DIRECTIONS FOR THIS TASK: Report, as a bare number, how many lines hold "that".
>> BEGIN ENTRIES SUPPLIED
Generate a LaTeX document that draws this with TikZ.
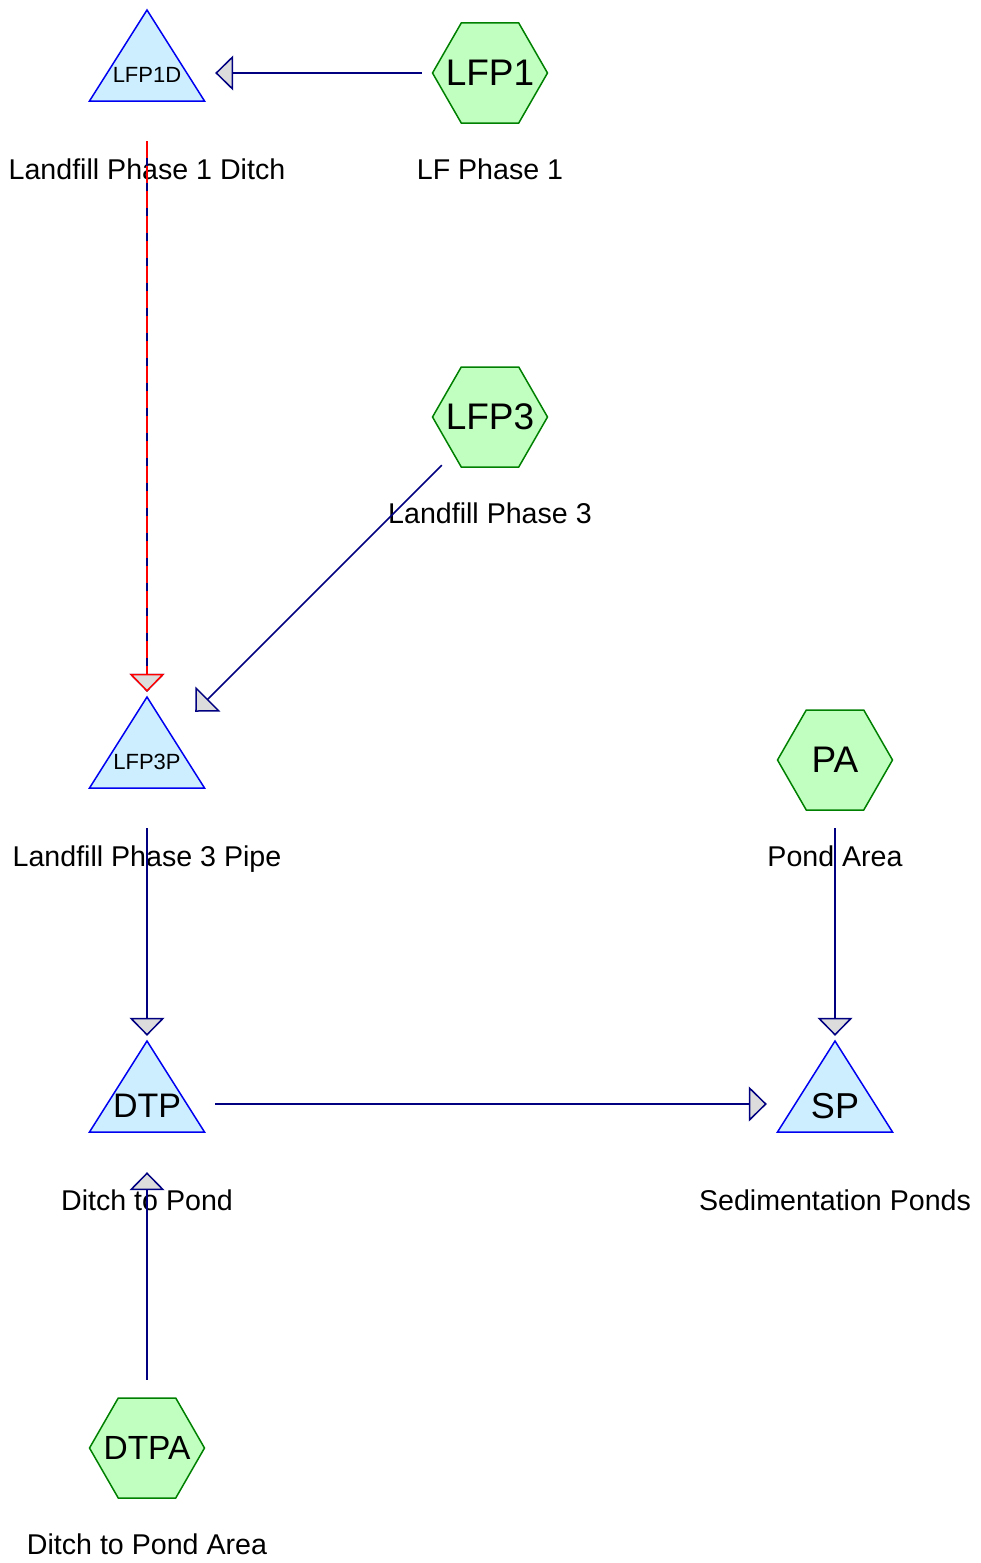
>> END ENTRIES SUPPLIED
>> BEGIN ENTRIES SUPPLIED
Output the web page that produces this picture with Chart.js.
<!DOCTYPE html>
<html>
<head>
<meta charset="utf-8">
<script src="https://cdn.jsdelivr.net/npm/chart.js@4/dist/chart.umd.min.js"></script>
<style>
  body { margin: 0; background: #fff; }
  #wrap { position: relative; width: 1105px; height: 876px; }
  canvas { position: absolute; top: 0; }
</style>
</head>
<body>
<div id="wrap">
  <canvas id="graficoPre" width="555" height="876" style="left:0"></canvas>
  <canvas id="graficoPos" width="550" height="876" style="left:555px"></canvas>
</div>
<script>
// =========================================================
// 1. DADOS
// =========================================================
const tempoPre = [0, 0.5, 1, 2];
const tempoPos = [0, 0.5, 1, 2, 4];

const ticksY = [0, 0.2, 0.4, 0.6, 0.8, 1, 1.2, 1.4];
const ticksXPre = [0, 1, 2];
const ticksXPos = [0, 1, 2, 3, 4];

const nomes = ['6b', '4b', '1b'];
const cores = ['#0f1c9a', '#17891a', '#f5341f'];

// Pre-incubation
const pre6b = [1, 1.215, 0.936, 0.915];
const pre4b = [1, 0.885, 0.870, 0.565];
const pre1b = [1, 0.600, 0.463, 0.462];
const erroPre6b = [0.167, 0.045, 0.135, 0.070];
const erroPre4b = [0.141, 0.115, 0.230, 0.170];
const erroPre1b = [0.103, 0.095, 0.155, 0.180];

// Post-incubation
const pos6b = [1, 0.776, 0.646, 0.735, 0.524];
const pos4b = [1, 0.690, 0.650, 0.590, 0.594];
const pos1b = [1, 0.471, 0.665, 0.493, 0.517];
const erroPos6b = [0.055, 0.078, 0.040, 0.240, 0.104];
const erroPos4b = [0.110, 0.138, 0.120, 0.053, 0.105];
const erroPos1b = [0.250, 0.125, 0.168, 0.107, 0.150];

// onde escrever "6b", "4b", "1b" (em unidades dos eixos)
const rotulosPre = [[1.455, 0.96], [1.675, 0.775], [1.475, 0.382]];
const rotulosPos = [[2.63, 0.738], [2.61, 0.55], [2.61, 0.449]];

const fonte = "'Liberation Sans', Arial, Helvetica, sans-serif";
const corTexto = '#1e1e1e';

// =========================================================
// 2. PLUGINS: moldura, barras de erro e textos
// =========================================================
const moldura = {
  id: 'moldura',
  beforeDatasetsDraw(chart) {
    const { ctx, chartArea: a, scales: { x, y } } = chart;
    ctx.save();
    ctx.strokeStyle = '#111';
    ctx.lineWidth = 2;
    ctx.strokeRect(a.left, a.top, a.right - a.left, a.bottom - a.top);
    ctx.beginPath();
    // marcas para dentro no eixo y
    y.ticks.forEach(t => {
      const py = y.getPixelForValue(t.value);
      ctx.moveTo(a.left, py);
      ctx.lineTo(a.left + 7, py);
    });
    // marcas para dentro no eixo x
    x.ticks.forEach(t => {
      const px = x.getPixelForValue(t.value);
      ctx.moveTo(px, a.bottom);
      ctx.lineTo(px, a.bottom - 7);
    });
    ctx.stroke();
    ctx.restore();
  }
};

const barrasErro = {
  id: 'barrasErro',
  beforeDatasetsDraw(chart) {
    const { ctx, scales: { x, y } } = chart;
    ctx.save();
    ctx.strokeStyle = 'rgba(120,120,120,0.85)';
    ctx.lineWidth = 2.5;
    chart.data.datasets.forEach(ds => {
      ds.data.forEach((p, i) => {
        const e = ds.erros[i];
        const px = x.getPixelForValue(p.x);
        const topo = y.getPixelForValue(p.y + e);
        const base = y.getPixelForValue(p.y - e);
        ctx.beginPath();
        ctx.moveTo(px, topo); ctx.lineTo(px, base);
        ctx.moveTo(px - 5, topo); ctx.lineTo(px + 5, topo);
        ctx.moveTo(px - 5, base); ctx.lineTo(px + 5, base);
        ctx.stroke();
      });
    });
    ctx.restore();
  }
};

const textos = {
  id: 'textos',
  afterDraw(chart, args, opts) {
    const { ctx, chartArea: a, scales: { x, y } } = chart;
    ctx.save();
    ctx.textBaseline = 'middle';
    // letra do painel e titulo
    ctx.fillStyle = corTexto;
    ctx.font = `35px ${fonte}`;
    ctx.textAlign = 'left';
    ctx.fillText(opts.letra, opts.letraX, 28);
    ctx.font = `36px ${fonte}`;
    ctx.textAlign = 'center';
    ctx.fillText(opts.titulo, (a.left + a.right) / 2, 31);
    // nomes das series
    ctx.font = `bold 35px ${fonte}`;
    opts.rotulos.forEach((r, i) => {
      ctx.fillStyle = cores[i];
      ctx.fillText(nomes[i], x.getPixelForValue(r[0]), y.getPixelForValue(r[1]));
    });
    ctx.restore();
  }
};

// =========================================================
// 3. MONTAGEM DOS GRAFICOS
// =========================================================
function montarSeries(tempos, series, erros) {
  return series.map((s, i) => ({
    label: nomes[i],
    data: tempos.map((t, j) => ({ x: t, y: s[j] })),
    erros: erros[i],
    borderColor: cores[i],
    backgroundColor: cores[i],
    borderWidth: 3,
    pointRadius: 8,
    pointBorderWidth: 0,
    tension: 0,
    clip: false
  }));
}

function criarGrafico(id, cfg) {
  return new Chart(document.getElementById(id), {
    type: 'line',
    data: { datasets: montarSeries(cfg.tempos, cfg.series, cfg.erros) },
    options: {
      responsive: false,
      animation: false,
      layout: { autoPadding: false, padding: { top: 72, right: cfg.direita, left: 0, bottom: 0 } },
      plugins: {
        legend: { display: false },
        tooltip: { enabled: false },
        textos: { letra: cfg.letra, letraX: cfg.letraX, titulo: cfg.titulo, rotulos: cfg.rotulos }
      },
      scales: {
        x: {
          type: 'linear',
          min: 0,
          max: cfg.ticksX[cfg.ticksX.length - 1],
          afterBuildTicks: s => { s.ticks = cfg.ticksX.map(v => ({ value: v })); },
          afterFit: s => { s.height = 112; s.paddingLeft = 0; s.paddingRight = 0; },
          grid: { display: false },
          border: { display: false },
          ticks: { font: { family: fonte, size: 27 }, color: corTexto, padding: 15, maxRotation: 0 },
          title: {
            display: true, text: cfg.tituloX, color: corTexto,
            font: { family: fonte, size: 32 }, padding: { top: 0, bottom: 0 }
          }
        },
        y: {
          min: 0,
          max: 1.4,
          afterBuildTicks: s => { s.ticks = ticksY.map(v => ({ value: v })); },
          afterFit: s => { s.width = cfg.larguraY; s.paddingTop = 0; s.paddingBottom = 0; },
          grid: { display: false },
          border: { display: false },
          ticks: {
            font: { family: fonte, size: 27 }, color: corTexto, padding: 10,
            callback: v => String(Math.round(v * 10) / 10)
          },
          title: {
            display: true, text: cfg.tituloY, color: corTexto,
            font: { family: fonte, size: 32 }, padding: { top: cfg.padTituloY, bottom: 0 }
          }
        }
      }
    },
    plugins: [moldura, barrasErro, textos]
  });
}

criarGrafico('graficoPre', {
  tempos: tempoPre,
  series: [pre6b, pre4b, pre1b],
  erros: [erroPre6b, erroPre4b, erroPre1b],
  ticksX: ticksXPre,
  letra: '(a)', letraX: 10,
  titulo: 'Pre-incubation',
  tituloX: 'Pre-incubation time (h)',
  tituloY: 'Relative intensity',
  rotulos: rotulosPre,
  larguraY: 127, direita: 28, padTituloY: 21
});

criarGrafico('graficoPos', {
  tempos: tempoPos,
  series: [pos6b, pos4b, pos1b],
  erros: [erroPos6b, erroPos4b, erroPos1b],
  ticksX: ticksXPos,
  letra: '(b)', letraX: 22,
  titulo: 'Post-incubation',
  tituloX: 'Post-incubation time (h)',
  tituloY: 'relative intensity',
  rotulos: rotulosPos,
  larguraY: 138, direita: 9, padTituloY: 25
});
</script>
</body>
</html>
>> END ENTRIES SUPPLIED
>> BEGIN ENTRIES SUPPLIED
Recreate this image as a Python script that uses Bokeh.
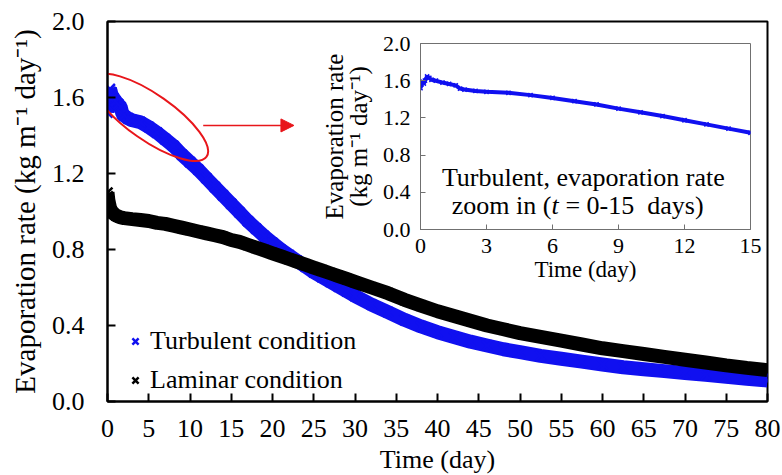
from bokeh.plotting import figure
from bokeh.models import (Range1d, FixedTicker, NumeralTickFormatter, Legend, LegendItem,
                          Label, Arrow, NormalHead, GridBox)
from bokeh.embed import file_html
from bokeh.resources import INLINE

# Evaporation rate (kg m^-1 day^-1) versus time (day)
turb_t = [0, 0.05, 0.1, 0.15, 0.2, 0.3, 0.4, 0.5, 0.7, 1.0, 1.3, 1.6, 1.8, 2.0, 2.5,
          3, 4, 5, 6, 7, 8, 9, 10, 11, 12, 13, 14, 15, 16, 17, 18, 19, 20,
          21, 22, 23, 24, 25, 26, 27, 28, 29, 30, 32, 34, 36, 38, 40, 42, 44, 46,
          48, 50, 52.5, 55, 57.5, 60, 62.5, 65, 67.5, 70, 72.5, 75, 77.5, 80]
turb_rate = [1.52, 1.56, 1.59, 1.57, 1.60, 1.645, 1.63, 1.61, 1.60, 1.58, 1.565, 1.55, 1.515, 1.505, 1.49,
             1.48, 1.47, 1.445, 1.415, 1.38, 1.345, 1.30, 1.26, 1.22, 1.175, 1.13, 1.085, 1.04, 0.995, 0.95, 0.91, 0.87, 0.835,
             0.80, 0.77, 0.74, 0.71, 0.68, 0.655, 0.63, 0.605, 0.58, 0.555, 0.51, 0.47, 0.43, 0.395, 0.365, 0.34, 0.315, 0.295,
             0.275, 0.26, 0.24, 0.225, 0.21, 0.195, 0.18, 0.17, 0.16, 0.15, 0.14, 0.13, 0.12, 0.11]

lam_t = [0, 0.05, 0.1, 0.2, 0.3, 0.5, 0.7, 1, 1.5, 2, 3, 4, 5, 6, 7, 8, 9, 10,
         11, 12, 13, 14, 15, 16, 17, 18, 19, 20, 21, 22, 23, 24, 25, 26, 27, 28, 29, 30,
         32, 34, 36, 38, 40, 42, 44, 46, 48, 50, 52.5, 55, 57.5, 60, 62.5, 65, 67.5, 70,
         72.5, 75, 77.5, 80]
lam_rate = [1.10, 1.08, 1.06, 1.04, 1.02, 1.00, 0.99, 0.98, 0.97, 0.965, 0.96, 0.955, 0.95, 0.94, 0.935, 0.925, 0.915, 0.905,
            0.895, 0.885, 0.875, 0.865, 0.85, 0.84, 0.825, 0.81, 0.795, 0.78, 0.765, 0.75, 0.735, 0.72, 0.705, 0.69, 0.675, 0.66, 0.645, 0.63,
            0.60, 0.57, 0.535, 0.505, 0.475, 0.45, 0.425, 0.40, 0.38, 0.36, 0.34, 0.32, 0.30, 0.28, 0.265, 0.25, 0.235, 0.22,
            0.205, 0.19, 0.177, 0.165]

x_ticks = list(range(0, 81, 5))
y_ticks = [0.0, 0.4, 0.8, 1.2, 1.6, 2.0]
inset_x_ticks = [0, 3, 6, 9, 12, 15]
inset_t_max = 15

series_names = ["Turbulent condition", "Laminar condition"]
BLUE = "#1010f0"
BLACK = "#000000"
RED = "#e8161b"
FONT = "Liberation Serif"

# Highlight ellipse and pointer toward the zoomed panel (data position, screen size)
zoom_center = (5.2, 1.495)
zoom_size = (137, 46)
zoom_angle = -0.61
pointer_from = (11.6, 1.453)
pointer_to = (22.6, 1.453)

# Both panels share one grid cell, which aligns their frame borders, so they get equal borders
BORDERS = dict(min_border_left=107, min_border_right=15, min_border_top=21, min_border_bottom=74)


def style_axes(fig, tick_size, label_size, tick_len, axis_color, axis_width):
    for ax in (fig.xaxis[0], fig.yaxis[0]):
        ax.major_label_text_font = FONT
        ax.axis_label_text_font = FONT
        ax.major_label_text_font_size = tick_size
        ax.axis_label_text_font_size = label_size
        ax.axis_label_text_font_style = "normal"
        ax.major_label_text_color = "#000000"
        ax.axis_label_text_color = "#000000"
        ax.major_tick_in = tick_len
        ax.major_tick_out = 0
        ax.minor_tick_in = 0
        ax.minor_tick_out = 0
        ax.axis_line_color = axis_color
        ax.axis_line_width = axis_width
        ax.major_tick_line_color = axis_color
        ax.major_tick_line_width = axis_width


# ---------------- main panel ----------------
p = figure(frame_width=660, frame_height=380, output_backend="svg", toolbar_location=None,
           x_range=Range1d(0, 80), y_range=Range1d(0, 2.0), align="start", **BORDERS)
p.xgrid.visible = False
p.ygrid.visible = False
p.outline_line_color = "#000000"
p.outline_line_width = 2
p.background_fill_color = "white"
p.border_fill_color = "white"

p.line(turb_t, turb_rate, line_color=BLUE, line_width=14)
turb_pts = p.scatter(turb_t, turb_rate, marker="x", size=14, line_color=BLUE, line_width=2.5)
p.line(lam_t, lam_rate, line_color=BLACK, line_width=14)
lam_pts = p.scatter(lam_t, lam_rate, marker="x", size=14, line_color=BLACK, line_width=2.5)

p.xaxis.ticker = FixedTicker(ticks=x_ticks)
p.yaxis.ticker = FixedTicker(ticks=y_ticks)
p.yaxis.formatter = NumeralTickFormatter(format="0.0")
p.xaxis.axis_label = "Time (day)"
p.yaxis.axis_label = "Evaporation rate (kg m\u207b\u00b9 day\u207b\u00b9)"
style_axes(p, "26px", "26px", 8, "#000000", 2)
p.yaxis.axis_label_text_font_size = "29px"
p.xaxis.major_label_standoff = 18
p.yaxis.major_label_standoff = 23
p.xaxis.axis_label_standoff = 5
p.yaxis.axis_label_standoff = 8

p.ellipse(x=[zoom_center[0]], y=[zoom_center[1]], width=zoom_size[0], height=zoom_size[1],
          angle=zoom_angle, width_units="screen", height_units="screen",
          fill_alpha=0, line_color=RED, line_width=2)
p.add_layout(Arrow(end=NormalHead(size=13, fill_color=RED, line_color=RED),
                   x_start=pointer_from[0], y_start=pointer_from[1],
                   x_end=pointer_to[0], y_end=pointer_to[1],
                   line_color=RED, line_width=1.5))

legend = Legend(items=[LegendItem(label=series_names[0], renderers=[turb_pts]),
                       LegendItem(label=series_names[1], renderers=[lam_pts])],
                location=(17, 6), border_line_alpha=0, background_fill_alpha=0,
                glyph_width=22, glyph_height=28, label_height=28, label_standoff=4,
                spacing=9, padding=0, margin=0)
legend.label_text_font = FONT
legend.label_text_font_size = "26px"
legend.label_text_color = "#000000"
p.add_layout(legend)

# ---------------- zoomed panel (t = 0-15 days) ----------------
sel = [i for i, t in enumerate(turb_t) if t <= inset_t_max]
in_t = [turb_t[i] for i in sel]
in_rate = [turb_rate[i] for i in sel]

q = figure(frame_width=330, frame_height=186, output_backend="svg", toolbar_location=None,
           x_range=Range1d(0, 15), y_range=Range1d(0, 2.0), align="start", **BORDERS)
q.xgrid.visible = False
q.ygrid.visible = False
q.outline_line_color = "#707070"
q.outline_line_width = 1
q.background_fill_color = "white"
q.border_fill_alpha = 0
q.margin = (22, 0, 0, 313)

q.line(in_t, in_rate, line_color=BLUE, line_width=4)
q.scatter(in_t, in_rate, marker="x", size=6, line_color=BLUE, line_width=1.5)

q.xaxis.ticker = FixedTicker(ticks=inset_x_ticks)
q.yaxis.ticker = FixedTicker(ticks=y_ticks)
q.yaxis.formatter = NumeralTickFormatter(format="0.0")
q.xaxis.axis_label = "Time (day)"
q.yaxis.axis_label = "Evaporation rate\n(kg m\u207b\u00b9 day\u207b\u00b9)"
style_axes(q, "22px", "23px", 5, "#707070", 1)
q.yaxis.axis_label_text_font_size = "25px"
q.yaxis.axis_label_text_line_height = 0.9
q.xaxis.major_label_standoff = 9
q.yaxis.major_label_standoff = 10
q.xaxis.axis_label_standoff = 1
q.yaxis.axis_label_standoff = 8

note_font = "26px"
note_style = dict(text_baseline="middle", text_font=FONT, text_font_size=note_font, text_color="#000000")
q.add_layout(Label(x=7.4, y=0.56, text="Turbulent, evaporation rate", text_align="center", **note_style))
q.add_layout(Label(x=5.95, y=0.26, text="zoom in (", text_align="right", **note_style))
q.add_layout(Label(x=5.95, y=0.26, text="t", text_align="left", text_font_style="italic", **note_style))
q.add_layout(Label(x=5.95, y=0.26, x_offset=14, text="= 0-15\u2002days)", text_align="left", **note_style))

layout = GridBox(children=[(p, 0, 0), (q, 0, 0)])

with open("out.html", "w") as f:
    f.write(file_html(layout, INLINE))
>> END ENTRIES SUPPLIED
COMPLETE ANSWER: 3